Thursday, February 28, 2008

Religion in America



The following quote is from an email newsletter "SERIOUS TIMES"
Front pages of major American newspapers this week featured the findings of the Pew Forum on Religion and Public Life, which released a survey of religious affiliation based on telephone interviews with more than 35,000 Americans titled “U.S. Religious Landscape Survey.” The results depict an extraordinarily fluid and diverse national religious life. Among its many findings, perhaps the most provocative was that more than a quarter of adult Americans have left their childhood faith in order to join another religion. If one includes shifts from one Protestant denomination to another, then 44 percent of Americans have switched religious affiliations....According to the survey, sixteen percent of American adults say they are not part of any organized faith. It should be noted that among Americans ages 18-29, this number rises to one-in-four...

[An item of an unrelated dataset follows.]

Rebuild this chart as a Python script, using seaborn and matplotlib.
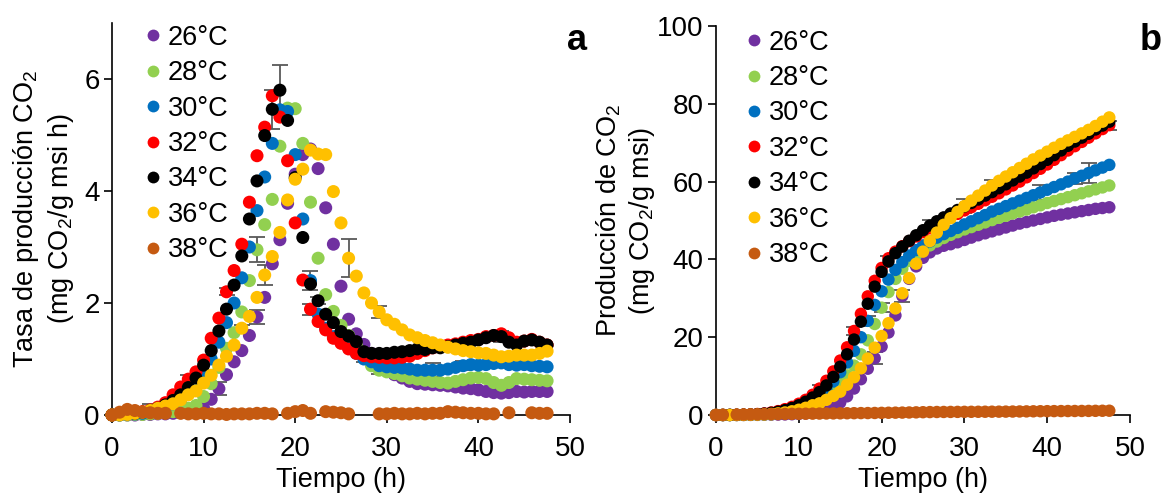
import numpy as np
import pandas as pd
import matplotlib
matplotlib.use("Agg")
import matplotlib.pyplot as plt
from matplotlib.lines import Line2D
import seaborn as sns

sns.set_style("ticks")
plt.rcParams["font.family"] = ["Liberation Sans", "DejaVu Sans"]
plt.rcParams["mathtext.fontset"] = "custom"
plt.rcParams["mathtext.rm"] = "Liberation Sans"
plt.rcParams["mathtext.it"] = "Liberation Sans:italic"
plt.rcParams["mathtext.bf"] = "Liberation Sans:bold"
plt.rcParams["text.color"] = "black"
plt.rcParams["axes.labelcolor"] = "black"
plt.rcParams["xtick.color"] = "black"
plt.rcParams["ytick.color"] = "black"

nan = np.nan

# ---------------- data ----------------
time_h = [0.0, 0.83, 1.67, 2.5, 3.33, 4.17, 5.0, 5.83, 6.67, 7.5, 8.33, 9.17, 10.0, 10.83,
          11.67, 12.5, 13.33, 14.17, 15.0, 15.83, 16.67, 17.5, 18.33, 19.17, 20.0, 20.83,
          21.67, 22.5, 23.33, 24.17, 25.0, 25.83, 26.67, 27.5, 28.33, 29.17, 30.0, 30.83,
          31.67, 32.5, 33.33, 34.17, 35.0, 35.83, 36.67, 37.5, 38.33, 39.17, 40.0, 40.83,
          41.67, 42.5, 43.33, 44.17, 45.0, 45.83, 46.67, 47.5]

temps = ["26°C", "28°C", "30°C", "32°C", "34°C", "36°C", "38°C"]
colors = ["#7030A0", "#92D050", "#0070C0", "#FF0000", "#000000", "#FFC000", "#C55A11"]

# Panel a: CO2 production rate (mg CO2/g msi h)
rate_26 = [0, 0, 0, 0, 0.01, 0.01, 0.02, 0.02, 0.03, 0.04, 0.05, 0.08, 0.12, 0.28, 0.47, 0.72,
           0.95, 1.15, 1.42, 1.75, 2.1, 2.7, 3.13, 3.78, 4.3, 4.65, 4.75, 4.4, 3.7, 3.05, 2.3,
           1.71, 1.45, 1.26, 1.1, 0.95, 0.8, 0.72, 0.66, 0.6, 0.56, 0.55, 0.54, 0.53, 0.52,
           0.5, 0.48, 0.47, 0.45, 0.42, 0.4, 0.39, 0.4, 0.42, 0.41, 0.42, 0.42, 0.42]
rate_28 = [0, 0, 0, 0.01, 0.01, 0.02, 0.03, 0.04, 0.06, 0.09, 0.12, 0.17, 0.33, 0.56, 0.85,
           1.19, 1.47, 1.84, 2.4, 2.95, 3.4, 3.85, 4.8, 5.48, 5.47, 4.85, 3.8, 2.8, 2.15, 1.85,
           1.6, 1.42, 1.25, 1.05, 0.88, 0.8, 0.77, 0.74, 0.7, 0.66, 0.64, 0.62, 0.6, 0.58,
           0.57, 0.6, 0.63, 0.66, 0.67, 0.65, 0.58, 0.53, 0.58, 0.65, 0.64, 0.63, 0.62, 0.61]
rate_30 = [0, 0, 0.01, 0.02, 0.03, 0.05, 0.08, 0.13, 0.2, 0.28, 0.4, 0.55, 0.75, 1.0, 1.3,
           1.65, 2.0, 2.45, 3.0, 3.65, 4.25, 4.85, 5.45, 5.42, 4.65, 3.5, 2.4, 1.8, 1.55, 1.4,
           1.3, 1.2, 1.1, 1.0, 0.95, 0.88, 0.86, 0.85, 0.84, 0.82, 0.8, 0.8, 0.8, 0.8, 0.82,
           0.85, 0.88, 0.9, 0.89, 0.9, 0.92, 0.93, 0.9, 0.89, 0.9, 0.88, 0.87, 0.86]
rate_32 = [0, 0.01, 0.02, 0.04, 0.06, 0.09, 0.14, 0.22, 0.36, 0.5, 0.64, 0.77, 0.98, 1.37,
           1.73, 2.2, 2.58, 3.05, 3.8, 4.63, 5.14, 5.7, 5.32, 4.54, 3.43, 2.41, 1.89, 1.67,
           1.52, 1.37, 1.28, 1.18, 1.1, 1.06, 1.04, 1.03, 1.02, 1.02, 1.03, 1.05, 1.1, 1.15,
           1.2, 1.22, 1.25, 1.27, 1.3, 1.33, 1.35, 1.4, 1.42, 1.45, 1.38, 1.3, 1.32, 1.35,
           1.3, 1.25]
rate_34 = [0, 0.01, 0.02, 0.03, 0.05, 0.08, 0.12, 0.18, 0.26, 0.36, 0.49, 0.66, 0.89, 1.15,
           1.5, 1.89, 2.32, 2.84, 3.5, 4.18, 4.99, 5.46, 5.8, 5.26, 4.24, 3.17, 2.34, 2.04,
           1.8, 1.65, 1.49, 1.41, 1.31, 1.13, 1.1, 1.1, 1.1, 1.12, 1.13, 1.15, 1.18, 1.17,
           1.2, 1.2, 1.22, 1.25, 1.28, 1.3, 1.34, 1.38, 1.42, 1.4, 1.3, 1.25, 1.32, 1.34,
           1.3, 1.25]
rate_36 = [0, 0, 0.01, 0.03, 0.05, 0.08, 0.12, 0.16, 0.2, 0.27, 0.36, 0.43, 0.57, 0.71, 0.89,
           1.05, 1.25, 1.55, 1.76, 2.1, 2.5, 2.83, 3.26, 3.84, 4.21, 4.39, 4.73, 4.66, 4.65,
           3.99, 3.43, 2.8, 2.48, 2.18, 2.0, 1.84, 1.7, 1.62, 1.52, 1.43, 1.38, 1.33, 1.29,
           1.25, 1.21, 1.18, 1.15, 1.13, 1.11, 1.1, 1.07, 1.04, 1.05, 1.07, 1.07, 1.07, 1.1,
           1.14]
rate_38 = [0.0, 0.05, 0.1, 0.08, 0.05, 0.04, 0.03, 0.03, nan, 0.03, 0.02, 0.02, 0.03, 0.02,
           0.02, 0.01, 0.02, 0.02, 0.02, 0.03, 0.03, 0.02, nan, 0.03, 0.06, 0.08, 0.03, nan,
           0.06, 0.05, 0.04, 0.02, nan, nan, nan, 0.02, 0.02, 0.03, 0.02, 0.02, 0.03, 0.02,
           0.03, 0.03, 0.06, 0.05, 0.04, 0.03, 0.03, 0.02, 0.02, nan, 0.04, nan, nan, 0.04,
           0.03, 0.03]

# Panel b: cumulative CO2 production (mg CO2/g msi)
cum_26 = [0, 0, 0, 0, 0.01, 0.02, 0.03, 0.05, 0.08, 0.11, 0.15, 0.2, 0.28, 0.4, 0.55, 0.85,
          1.3, 2.1, 3.2, 4.8, 6.8, 9.2, 11.9, 14.6, 17.6, 21.2, 25.6, 30.6, 35.0, 38.2, 40.4,
          41.8, 42.8, 43.5, 43.9, 44.4, 45.0, 45.6, 46.2, 46.7, 47.2, 47.7, 48.2, 48.7, 49.2,
          49.6, 50.0, 50.4, 50.8, 51.2, 51.5, 51.8, 52.1, 52.4, 52.7, 53.0, 53.2, 53.4]
cum_28 = [0, 0, 0, 0.01, 0.02, 0.04, 0.07, 0.11, 0.17, 0.35, 0.55, 0.9, 1.4, 2.0, 2.8, 3.7,
          4.8, 6.2, 8.0, 10.2, 12.7, 15.6, 19.2, 23.4, 27.6, 31.6, 35.0, 37.6, 39.6, 41.2,
          42.5, 43.6, 44.6, 45.5, 46.3, 47.0, 47.7, 48.3, 48.9, 49.5, 50.1, 50.7, 51.2, 51.8,
          52.3, 52.8, 53.4, 53.9, 54.5, 55.0, 55.5, 56.0, 56.5, 57.0, 57.5, 58.0, 58.5, 59.0]
cum_30 = [0, 0, 0.01, 0.02, 0.04, 0.07, 0.12, 0.2, 0.32, 0.5, 0.8, 1.2, 1.8, 2.6, 3.6, 5.0,
          6.6, 8.6, 11.0, 13.5, 16.5, 20.0, 24.2, 28.3, 31.8, 34.8, 37.3, 39.3, 41.0, 42.4,
          43.6, 44.6, 45.6, 46.5, 47.3, 48.1, 49.0, 49.8, 50.6, 51.4, 52.3, 53.0, 53.7, 54.4,
          55.1, 55.8, 56.5, 57.2, 57.9, 58.6, 59.3, 60.0, 60.8, 61.5, 62.2, 62.9, 63.6, 64.3]
cum_32 = [0, 0.01, 0.02, 0.05, 0.09, 0.15, 0.25, 0.4, 0.65, 1.0, 1.5, 2.1, 2.9, 3.9, 5.2, 6.8,
          8.8, 11.2, 14.0, 17.4, 21.6, 26.0, 30.5, 34.5, 37.8, 40.3, 42.0, 43.4, 44.7, 45.9,
          47.0, 48.0, 49.0, 49.9, 50.8, 51.7, 52.6, 53.4, 54.3, 55.2, 56.1, 57.0, 58.0, 59.0,
          60.0, 61.1, 62.2, 63.3, 64.4, 65.6, 66.8, 68.0, 69.1, 70.2, 71.3, 72.4, 73.5, 74.5]
cum_34 = [0, 0.01, 0.02, 0.04, 0.08, 0.13, 0.22, 0.35, 0.55, 0.85, 1.25, 1.8, 2.5, 3.4, 4.5,
          5.9, 7.6, 9.8, 12.4, 15.6, 19.4, 24.0, 28.6, 33.0, 36.8, 39.5, 41.6, 43.3, 44.8,
          46.2, 47.5, 48.7, 49.8, 50.8, 51.8, 52.7, 53.6, 54.5, 55.4, 56.4, 57.3, 58.3, 59.3,
          60.3, 61.3, 62.3, 63.4, 64.5, 65.6, 66.8, 68.0, 69.2, 70.3, 71.3, 72.3, 73.4, 74.4,
          75.4]
cum_36 = [0, 0, 0, 0.01, 0.03, 0.06, 0.1, 0.17, 0.27, 0.42, 0.65, 0.95, 1.35, 1.85, 2.5, 3.0,
          3.9, 4.9, 6.0, 7.8, 9.7, 12.0, 14.5, 17.3, 20.3, 23.6, 27.4, 31.3, 35.2, 38.9, 42.0,
          44.7, 46.9, 48.9, 50.6, 52.2, 53.7, 55.1, 56.4, 57.7, 59.0, 60.2, 61.3, 62.4, 63.5,
          64.6, 65.7, 66.7, 67.7, 68.7, 69.7, 70.6, 71.5, 72.4, 73.3, 74.3, 75.4, 76.5]
cum_38 = [0.0, 0.05, nan, 0.1, 0.12, 0.15, 0.17, 0.2, 0.22, 0.24, 0.27, 0.29, 0.31, 0.33,
          0.35, 0.37, 0.39, 0.41, 0.43, 0.45, 0.47, 0.49, 0.5, 0.52, 0.55, 0.58, 0.6, 0.62,
          0.65, 0.68, 0.72, 0.75, 0.77, 0.78, 0.79, 0.8, 0.81, 0.82, 0.83, 0.84, 0.85, 0.86,
          0.87, 0.89, 0.91, 0.93, 0.95, 0.97, 0.99, 1.0, 1.01, 1.02, 1.03, 1.04, 1.05, 1.07,
          1.09, 1.1]

# sparse error bars: (series, time index, +/- error)
err_a_series = ["34°C", "34°C", "28°C", "36°C", "36°C", "32°C", "26°C", "32°C", "30°C",
                "32°C", "34°C", "36°C", "30°C", "30°C", "34°C", "28°C", "26°C", "36°C",
                "32°C", "36°C"]
err_a_index = [22, 21, 19, 20, 31, 15, 14, 10, 26, 26, 27, 35, 42, 46, 51, 35, 19, 17, 33, 5]
err_a_value = [0.45, 0.35, 0.22, 0.18, 0.34, 0.06, 0.12, 0.08, 0.17, 0.1, 0.06, 0.1, 0.12,
               0.08, 0.1, 0.06, 0.12, 0.06, 0.12, 0.12]

err_b_series = ["32°C", "32°C", "26°C", "26°C", "34°C", "34°C", "30°C", "30°C", "32°C",
                "34°C", "30°C", "28°C", "36°C", "30°C"]
err_b_index = [20, 15, 23, 27, 31, 36, 47, 54, 57, 25, 22, 24, 40, 52]
err_b_value = [1.0, 0.8, 1.5, 1.5, 1.5, 1.8, 2.0, 2.5, 1.2, 1.5, 1.2, 1.2, 1.5, 1.5]

rates = [rate_26, rate_28, rate_30, rate_32, rate_34, rate_36, rate_38]
cums = [cum_26, cum_28, cum_30, cum_32, cum_34, cum_36, cum_38]


def long_df(series_list):
    frames = [pd.DataFrame({"t": time_h, "v": vals, "temp": lab})
              for lab, vals in zip(temps, series_list)]
    return pd.concat(frames, ignore_index=True).dropna()


# ---------------- figure ----------------
W, H = 1167, 498
fig = plt.figure(figsize=(W / 100, H / 100), dpi=100)
axa = fig.add_axes([112 / W, 83 / H, 458 / W, 392 / H])
axb = fig.add_axes([716 / W, 83 / H, 414 / W, 389 / H])

grey = "#595959"


def draw(ax, series_list, es, ei, ev, ylim, yticks, ylabel, msize, ylpad, leg_y):
    # error bars underneath markers
    for s, i, e in zip(es, ei, ev):
        vals = series_list[temps.index(s)]
        ax.errorbar(time_h[i], vals[i], yerr=e, fmt="none", ecolor=grey,
                    elinewidth=1.3, capsize=5.5, capthick=1.3, zorder=2)
    df = long_df(series_list)
    sns.scatterplot(data=df, x="t", y="v", hue="temp", hue_order=temps,
                    palette=colors, s=msize, linewidth=0, edgecolor="none",
                    legend=False, ax=ax, zorder=3, clip_on=False)
    ax.set_xlim(0, 50)
    ax.set_ylim(*ylim)
    ax.set_xticks([0, 10, 20, 30, 40, 50])
    ax.set_yticks(yticks)
    ax.set_xlabel("Tiempo (h)", fontsize=19.5, labelpad=4, color="black")
    ax.set_ylabel(ylabel, fontsize=19.5, labelpad=ylpad, color="black")
    for side in ["top", "right"]:
        ax.spines[side].set_visible(False)
    for side in ["left", "bottom"]:
        ax.spines[side].set_linewidth(1.2)
        ax.spines[side].set_color("black")
    ax.tick_params(direction="out", length=6, width=1.2, labelsize=20,
                   colors="black", labelcolor="black")
    ax.tick_params(axis="x", pad=9)
    ax.tick_params(axis="y", pad=3)
    handles = [Line2D([], [], marker="o", ls="", color=c, markersize=8.5,
                      markeredgewidth=0) for c in colors]
    leg = ax.legend(handles, temps, loc="upper left", bbox_to_anchor=(0.072, leg_y),
                    frameon=False, fontsize=19.5, handlelength=0.6, handletextpad=0.25,
                    labelspacing=0.35, borderpad=0, borderaxespad=0)
    for txt in leg.get_texts():
        txt.set_color("black")


draw(axa, rates, err_a_series, err_a_index, err_a_value, (0, 7), [0, 2, 4, 6],
     "Tasa de producción CO$_2$\n(mg CO$_2$/g msi h)", 88, 6, 0.996)
draw(axb, cums, err_b_series, err_b_index, err_b_value, (0, 100),
     [0, 20, 40, 60, 80, 100], "Producción de CO$_2$\n(mg CO$_2$/g msi)", 80, 0, 0.991)

fig.text(577 / W, 1 - 40 / H, "a", fontsize=26, fontweight="bold", ha="center",
         va="center", color="black")
fig.text(1151 / W, 1 - 40 / H, "b", fontsize=26, fontweight="bold", ha="center",
         va="center", color="black")

fig.savefig("out.png", dpi=100)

...This makes the disenfranchised the country’s fourth-largest “religious group.” This up from the mere 5 to 8 percent of the 1980s as determined by the General Social Survey conducted by the National Opinion Research Center...First, people in America have little allegiance to the faith of their childhood – translation: they are quick to abandon how they were raised (which may say something about how they were raised, but that is another conversation). Second, the fastest-growing religious segment in America is the irreligious. I’m not overly distracted by the 5.8% who are unaffiliated, but say that religion is important to their lives. All that means is that they have enough of a religious memory to feel bad about distancing themselves from their heritage. To answer the religious question with “nothing in particular,” but then follow it up with, “but religion matters to me,” is disingenuous. They may not be philosophical atheists, but they are functioning ones.
...My point is that the vast majority of our culture is clearly open and searching, yet with a sizable and growing segment having already given up on the search.
Which means that the real headline is that this may be the last, best time to reach our nation for Christ.